LeeAnn Woodhull spared her son the sight of his mother's downward spiral; she left the 3-year-old with her parents in New Jersey when she came to Vermont 18 years ago, seeking "a break." What she found instead was a ruinous alcohol addiction and domestic violence. But the Burlington resident, now 43, says she was "a functional alcoholic" and didn't get in trouble with the law until she was 40. Her boyfriend claimed that she chased him with a knife during a fight; Woodhull denies there was a weapon, but in retrospect she's grateful that her arrest at least got her away from that relationship.
Being placed in 24-hour lockdown for 16 days was "the worst experience of my life -- I felt like a bad animal," Woodhull says. She found some salvation last year when "two ladies from Mercy" selected her for the mentoring program. "Maybe some girls coming out don't want that close relationship, but I really needed it at this point in my life -- somebody to hang with, talk with, be friends with. I didn't have any close friends when I was drinking," Woodhull adds. "We trust one another. It's a good feeling. I like it."
On parole until early next year, she's now taking classes and making new friends at Joseph's House, and looking for a new job. "Someday I might become a mentor, after I get my life together," Woodhull says. "More people need to know about this. They've taught me it's a good thing to reach out."

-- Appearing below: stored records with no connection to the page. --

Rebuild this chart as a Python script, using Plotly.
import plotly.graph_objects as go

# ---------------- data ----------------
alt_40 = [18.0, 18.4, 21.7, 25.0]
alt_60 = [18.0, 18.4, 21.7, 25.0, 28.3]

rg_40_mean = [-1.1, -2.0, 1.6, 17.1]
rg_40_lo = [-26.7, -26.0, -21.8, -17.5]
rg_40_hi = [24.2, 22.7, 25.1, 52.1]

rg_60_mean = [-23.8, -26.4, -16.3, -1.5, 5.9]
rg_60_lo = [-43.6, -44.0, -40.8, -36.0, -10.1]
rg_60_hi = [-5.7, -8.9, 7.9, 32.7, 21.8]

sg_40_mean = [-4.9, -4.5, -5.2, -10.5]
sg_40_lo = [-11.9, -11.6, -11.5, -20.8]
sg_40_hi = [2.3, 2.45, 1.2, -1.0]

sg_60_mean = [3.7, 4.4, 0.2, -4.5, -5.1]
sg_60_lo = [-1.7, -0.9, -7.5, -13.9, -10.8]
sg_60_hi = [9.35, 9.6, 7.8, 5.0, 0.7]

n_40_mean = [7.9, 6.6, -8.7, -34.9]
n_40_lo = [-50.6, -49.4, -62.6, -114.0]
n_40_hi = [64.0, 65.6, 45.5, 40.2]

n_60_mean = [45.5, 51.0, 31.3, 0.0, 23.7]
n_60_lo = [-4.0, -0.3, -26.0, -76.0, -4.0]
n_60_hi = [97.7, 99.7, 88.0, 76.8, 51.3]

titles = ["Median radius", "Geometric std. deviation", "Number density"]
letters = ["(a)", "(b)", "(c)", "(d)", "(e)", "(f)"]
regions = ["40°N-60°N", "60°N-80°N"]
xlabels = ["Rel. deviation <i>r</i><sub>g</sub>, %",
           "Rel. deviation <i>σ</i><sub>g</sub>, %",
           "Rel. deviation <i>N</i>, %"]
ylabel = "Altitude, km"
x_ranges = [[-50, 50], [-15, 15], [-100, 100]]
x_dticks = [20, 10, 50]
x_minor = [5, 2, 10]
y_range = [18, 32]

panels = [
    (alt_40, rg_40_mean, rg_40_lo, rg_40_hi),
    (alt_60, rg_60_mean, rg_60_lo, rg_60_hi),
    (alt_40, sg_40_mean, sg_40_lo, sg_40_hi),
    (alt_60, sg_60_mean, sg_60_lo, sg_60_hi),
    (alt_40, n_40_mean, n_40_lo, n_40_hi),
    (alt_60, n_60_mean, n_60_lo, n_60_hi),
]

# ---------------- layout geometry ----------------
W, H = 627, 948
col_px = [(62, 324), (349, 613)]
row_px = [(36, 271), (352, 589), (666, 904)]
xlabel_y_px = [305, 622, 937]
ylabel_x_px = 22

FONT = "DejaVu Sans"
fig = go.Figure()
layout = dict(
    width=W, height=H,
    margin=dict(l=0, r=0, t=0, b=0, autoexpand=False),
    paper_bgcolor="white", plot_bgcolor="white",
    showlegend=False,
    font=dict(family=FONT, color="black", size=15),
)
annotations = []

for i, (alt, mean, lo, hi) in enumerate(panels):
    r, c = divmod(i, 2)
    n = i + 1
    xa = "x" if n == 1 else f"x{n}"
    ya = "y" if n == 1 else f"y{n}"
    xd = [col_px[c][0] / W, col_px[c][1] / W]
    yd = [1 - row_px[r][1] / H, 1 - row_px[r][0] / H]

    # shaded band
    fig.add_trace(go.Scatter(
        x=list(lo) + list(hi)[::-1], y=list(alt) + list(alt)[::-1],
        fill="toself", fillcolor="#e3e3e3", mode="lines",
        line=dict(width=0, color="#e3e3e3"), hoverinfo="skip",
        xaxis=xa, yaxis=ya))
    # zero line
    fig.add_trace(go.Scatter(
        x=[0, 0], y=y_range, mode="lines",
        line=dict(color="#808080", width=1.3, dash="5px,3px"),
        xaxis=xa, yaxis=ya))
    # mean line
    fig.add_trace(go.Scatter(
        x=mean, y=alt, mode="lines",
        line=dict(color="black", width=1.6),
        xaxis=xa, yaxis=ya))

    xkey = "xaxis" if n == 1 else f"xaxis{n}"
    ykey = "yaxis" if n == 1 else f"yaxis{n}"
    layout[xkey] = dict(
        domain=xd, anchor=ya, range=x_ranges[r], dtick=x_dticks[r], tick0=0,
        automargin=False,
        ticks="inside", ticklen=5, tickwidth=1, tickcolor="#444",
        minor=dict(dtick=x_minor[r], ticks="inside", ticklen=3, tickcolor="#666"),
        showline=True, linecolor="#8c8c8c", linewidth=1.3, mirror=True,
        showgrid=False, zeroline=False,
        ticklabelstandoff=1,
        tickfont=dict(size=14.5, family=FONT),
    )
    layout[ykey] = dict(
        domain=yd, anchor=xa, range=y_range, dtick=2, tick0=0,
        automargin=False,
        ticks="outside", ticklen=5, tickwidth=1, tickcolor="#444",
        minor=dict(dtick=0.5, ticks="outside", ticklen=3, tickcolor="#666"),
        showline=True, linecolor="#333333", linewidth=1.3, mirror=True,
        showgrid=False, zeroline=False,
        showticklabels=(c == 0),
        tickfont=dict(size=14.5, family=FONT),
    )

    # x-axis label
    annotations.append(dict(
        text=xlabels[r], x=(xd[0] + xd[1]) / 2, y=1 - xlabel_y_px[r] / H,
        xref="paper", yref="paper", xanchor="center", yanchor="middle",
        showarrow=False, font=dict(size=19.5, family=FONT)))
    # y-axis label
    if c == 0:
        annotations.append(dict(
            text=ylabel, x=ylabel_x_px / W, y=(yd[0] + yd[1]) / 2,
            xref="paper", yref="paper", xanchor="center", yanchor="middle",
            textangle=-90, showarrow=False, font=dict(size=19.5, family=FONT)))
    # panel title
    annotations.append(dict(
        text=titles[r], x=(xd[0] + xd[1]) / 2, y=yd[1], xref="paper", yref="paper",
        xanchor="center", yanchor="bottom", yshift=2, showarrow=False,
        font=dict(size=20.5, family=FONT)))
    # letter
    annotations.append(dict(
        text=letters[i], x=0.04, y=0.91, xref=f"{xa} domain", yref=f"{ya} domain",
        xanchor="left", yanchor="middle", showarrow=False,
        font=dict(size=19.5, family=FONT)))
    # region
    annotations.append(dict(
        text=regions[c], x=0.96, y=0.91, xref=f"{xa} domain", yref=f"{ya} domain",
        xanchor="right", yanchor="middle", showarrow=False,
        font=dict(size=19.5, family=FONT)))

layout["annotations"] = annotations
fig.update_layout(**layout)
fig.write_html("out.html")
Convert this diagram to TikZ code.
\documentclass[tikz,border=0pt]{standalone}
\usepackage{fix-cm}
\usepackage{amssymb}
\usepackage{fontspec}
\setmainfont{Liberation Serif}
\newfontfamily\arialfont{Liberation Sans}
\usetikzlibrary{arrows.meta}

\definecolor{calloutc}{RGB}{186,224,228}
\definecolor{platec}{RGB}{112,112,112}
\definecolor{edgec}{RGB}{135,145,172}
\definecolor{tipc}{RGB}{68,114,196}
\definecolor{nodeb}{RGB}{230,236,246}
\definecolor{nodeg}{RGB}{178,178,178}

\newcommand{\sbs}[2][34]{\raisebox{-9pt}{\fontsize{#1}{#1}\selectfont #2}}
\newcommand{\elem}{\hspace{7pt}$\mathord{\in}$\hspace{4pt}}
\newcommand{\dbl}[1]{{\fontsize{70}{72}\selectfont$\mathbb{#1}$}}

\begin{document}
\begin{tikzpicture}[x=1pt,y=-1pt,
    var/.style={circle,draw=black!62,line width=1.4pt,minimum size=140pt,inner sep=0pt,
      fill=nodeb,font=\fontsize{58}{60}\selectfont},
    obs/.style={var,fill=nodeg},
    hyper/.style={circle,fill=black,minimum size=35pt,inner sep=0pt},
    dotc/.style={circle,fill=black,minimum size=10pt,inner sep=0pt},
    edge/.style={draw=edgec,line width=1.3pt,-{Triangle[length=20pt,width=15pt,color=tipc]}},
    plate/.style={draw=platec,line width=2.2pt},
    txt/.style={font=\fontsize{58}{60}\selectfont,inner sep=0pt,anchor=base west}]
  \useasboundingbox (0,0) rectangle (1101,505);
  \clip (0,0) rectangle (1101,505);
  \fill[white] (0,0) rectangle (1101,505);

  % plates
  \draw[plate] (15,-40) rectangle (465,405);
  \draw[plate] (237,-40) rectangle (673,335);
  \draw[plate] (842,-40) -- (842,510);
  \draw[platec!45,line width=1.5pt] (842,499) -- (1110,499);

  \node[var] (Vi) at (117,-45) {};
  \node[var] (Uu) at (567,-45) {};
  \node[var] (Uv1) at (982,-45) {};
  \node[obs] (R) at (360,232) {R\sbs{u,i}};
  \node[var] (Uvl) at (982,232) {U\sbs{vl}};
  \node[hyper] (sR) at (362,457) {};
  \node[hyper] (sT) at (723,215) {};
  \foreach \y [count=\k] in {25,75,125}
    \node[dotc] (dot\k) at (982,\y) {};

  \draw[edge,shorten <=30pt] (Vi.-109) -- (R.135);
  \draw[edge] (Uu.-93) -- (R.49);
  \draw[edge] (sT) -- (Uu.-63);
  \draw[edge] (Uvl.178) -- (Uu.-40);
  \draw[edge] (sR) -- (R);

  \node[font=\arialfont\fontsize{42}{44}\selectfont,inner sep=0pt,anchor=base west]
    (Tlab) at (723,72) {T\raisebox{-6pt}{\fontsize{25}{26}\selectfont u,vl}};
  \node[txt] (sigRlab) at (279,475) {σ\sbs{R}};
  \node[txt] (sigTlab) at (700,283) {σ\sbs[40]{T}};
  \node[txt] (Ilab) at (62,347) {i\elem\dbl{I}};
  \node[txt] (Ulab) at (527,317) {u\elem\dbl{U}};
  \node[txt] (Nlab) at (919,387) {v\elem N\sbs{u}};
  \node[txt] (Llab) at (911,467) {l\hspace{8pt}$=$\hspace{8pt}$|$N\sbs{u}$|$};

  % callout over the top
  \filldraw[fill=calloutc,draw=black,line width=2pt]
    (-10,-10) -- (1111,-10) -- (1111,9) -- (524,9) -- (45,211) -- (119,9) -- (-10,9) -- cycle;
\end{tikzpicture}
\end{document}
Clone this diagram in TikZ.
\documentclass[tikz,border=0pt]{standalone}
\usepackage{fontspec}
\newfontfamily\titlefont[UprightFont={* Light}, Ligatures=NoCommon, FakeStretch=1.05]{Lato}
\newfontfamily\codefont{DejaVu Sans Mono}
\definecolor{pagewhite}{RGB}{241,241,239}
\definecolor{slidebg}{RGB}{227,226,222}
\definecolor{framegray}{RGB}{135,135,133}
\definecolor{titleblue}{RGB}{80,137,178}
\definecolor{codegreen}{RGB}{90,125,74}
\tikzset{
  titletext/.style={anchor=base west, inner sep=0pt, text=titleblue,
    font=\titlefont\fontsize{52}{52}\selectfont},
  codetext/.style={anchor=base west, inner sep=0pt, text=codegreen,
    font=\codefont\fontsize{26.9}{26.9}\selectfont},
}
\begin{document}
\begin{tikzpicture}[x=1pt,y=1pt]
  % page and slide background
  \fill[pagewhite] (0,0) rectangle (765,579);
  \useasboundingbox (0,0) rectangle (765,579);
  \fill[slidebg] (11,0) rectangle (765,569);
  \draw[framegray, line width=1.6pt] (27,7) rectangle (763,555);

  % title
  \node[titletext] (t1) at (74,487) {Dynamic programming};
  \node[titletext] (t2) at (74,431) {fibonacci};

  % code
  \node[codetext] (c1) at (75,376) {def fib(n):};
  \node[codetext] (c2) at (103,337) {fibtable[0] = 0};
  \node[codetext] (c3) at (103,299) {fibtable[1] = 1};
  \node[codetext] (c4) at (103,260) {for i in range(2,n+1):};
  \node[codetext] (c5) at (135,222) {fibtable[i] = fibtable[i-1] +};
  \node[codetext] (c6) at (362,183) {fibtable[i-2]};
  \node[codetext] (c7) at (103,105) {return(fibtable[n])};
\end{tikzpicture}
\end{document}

Testimonials like this are encouraging to the mentors, and to the DOC. And along with building networks of female friends and role models, Pam Greene anticipates an eventual side benefit to the mentoring program: "an advocacy community that's getting educated about incarceration in Vermont, and over time that may lead to public policy programs or legislation." She's particularly excited by the idea of alternatives to prison. "It's ridiculous to lock people up," Greene says. "It's a waste of human capital."